Source material
--- begin ---
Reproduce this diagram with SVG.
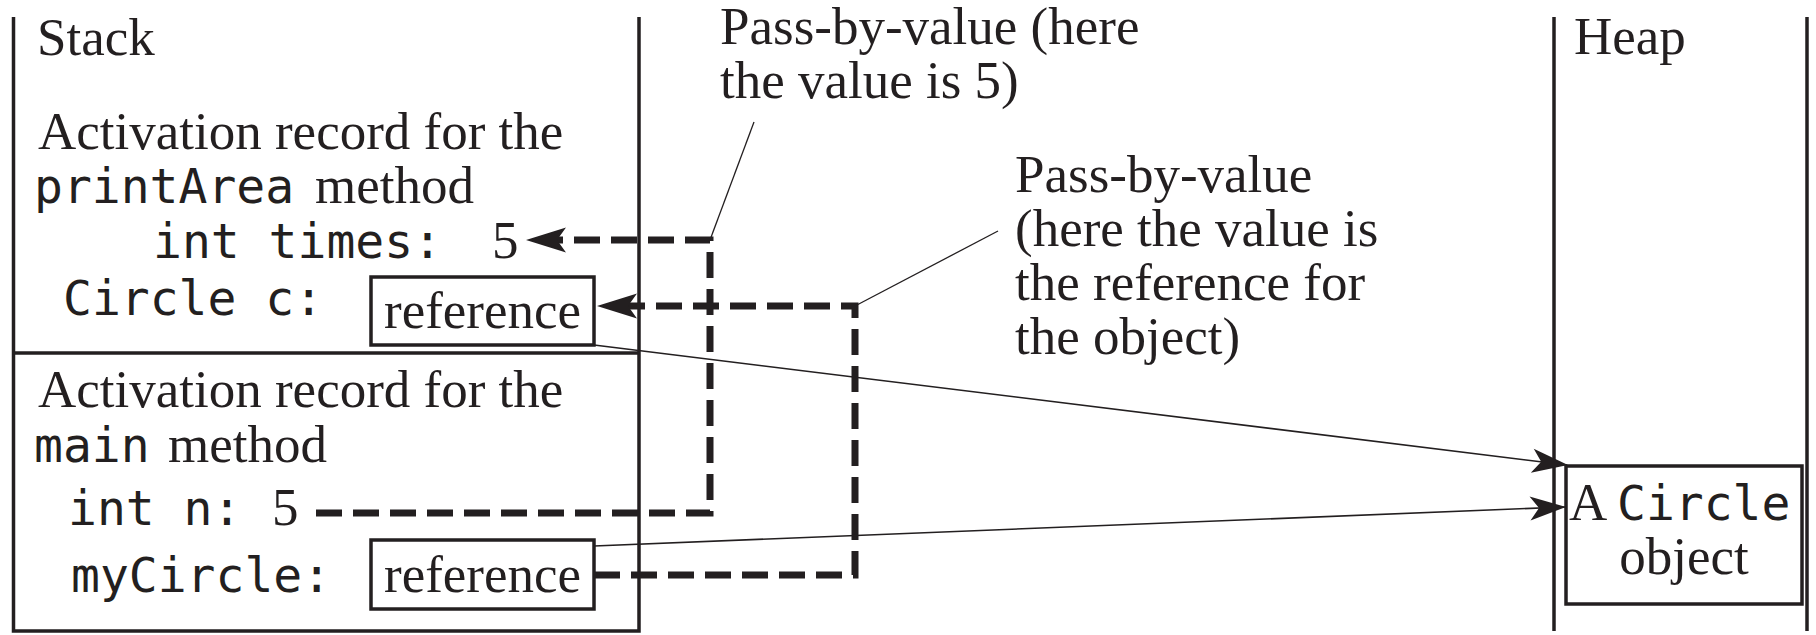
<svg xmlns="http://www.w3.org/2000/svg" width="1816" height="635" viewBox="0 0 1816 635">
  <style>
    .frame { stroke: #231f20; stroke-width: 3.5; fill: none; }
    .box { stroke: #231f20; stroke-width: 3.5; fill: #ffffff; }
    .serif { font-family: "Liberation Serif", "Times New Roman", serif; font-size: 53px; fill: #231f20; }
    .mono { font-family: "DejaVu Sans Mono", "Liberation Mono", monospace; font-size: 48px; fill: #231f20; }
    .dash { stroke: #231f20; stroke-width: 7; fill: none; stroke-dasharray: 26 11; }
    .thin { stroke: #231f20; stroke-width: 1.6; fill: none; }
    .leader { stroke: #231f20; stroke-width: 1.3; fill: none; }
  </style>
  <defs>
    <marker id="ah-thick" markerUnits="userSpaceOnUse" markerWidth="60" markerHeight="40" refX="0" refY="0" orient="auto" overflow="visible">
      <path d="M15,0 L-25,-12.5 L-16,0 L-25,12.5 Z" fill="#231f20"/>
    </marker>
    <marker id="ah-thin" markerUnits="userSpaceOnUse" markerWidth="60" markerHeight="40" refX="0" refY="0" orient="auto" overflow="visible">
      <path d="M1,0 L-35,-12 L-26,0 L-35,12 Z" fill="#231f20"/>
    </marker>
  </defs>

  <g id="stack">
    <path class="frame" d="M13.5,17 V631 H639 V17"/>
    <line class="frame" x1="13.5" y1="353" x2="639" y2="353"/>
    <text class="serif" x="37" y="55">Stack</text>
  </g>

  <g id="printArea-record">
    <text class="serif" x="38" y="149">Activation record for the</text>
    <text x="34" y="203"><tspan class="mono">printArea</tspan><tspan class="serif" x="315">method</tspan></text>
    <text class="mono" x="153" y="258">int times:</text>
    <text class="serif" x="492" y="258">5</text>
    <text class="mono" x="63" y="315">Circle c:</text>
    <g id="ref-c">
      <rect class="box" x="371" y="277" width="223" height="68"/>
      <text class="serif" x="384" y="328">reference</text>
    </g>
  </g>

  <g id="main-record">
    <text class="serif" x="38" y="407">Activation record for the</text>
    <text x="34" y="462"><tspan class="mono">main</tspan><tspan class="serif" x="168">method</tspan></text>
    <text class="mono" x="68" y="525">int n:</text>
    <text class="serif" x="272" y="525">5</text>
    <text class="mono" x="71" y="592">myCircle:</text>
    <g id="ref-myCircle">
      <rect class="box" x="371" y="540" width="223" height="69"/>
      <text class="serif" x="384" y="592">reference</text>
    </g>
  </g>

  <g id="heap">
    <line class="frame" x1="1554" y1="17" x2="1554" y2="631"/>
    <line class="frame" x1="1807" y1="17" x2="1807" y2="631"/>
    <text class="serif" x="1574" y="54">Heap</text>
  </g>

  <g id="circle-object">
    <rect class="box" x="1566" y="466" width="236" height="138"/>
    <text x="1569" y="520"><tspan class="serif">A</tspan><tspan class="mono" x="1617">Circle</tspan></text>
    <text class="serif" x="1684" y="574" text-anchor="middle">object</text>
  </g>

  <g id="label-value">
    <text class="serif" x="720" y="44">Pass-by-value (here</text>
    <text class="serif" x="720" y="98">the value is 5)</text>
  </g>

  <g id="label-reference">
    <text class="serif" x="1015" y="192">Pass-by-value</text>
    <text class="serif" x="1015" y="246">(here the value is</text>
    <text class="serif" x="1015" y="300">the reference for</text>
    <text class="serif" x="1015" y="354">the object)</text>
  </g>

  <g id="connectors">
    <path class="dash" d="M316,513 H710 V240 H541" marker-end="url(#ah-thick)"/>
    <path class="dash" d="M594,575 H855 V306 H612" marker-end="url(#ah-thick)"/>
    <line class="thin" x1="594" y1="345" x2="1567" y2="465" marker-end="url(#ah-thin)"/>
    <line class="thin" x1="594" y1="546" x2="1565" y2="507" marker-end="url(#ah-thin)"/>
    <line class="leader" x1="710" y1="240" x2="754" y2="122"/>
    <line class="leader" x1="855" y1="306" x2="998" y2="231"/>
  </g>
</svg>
--- end ---
Problem to work on
Omit every picture while copying the listing above exactly.

Response to this exercise
Reproduce this diagram with SVG.
<svg xmlns="http://www.w3.org/2000/svg" width="1816" height="635" viewBox="0 0 1816 635">
  <style>
    .frame { stroke: #231f20; stroke-width: 3.5; fill: none; }
    .box { stroke: #231f20; stroke-width: 3.5; fill: #ffffff; }
    .serif { font-family: "Liberation Serif", "Times New Roman", serif; font-size: 53px; fill: #231f20; }
    .mono { font-family: "DejaVu Sans Mono", "Liberation Mono", monospace; font-size: 48px; fill: #231f20; }
    .dash { stroke: #231f20; stroke-width: 7; fill: none; stroke-dasharray: 26 11; }
    .thin { stroke: #231f20; stroke-width: 1.6; fill: none; }
    .leader { stroke: #231f20; stroke-width: 1.3; fill: none; }
  </style>
  <defs>
    <marker id="ah-thick" markerUnits="userSpaceOnUse" markerWidth="60" markerHeight="40" refX="0" refY="0" orient="auto" overflow="visible">
      <path d="M15,0 L-25,-12.5 L-16,0 L-25,12.5 Z" fill="#231f20"/>
    </marker>
    <marker id="ah-thin" markerUnits="userSpaceOnUse" markerWidth="60" markerHeight="40" refX="0" refY="0" orient="auto" overflow="visible">
      <path d="M1,0 L-35,-12 L-26,0 L-35,12 Z" fill="#231f20"/>
    </marker>
  </defs>

  <g id="stack">
    <path class="frame" d="M13.5,17 V631 H639 V17"/>
    <line class="frame" x1="13.5" y1="353" x2="639" y2="353"/>
    <text class="serif" x="37" y="55">Stack</text>
  </g>

  <g id="printArea-record">
    <text class="serif" x="38" y="149">Activation record for the</text>
    <text x="34" y="203"><tspan class="mono">printArea</tspan><tspan class="serif" x="315">method</tspan></text>
    <text class="mono" x="153" y="258">int times:</text>
    <text class="serif" x="492" y="258">5</text>
    <text class="mono" x="63" y="315">Circle c:</text>
    <g id="ref-c">
      <rect class="box" x="371" y="277" width="223" height="68"/>
      <text class="serif" x="384" y="328">reference</text>
    </g>
  </g>

  <g id="main-record">
    <text class="serif" x="38" y="407">Activation record for the</text>
    <text x="34" y="462"><tspan class="mono">main</tspan><tspan class="serif" x="168">method</tspan></text>
    <text class="mono" x="68" y="525">int n:</text>
    <text class="serif" x="272" y="525">5</text>
    <text class="mono" x="71" y="592">myCircle:</text>
    <g id="ref-myCircle">
      <rect class="box" x="371" y="540" width="223" height="69"/>
      <text class="serif" x="384" y="592">reference</text>
    </g>
  </g>

  <g id="heap">
    <line class="frame" x1="1554" y1="17" x2="1554" y2="631"/>
    <line class="frame" x1="1807" y1="17" x2="1807" y2="631"/>
    <text class="serif" x="1574" y="54">Heap</text>
  </g>

  <g id="circle-object">
    <rect class="box" x="1566" y="466" width="236" height="138"/>
    <text x="1569" y="520"><tspan class="serif">A</tspan><tspan class="mono" x="1617">Circle</tspan></text>
    <text class="serif" x="1684" y="574" text-anchor="middle">object</text>
  </g>

  <g id="label-value">
    <text class="serif" x="720" y="44">Pass-by-value (here</text>
    <text class="serif" x="720" y="98">the value is 5)</text>
  </g>

  <g id="label-reference">
    <text class="serif" x="1015" y="192">Pass-by-value</text>
    <text class="serif" x="1015" y="246">(here the value is</text>
    <text class="serif" x="1015" y="300">the reference for</text>
    <text class="serif" x="1015" y="354">the object)</text>
  </g>

  <g id="connectors">
    <path class="dash" d="M316,513 H710 V240 H541" marker-end="url(#ah-thick)"/>
    <path class="dash" d="M594,575 H855 V306 H612" marker-end="url(#ah-thick)"/>
    <line class="thin" x1="594" y1="345" x2="1567" y2="465" marker-end="url(#ah-thin)"/>
    <line class="thin" x1="594" y1="546" x2="1565" y2="507" marker-end="url(#ah-thin)"/>
    <line class="leader" x1="710" y1="240" x2="754" y2="122"/>
    <line class="leader" x1="855" y1="306" x2="998" y2="231"/>
  </g>
</svg>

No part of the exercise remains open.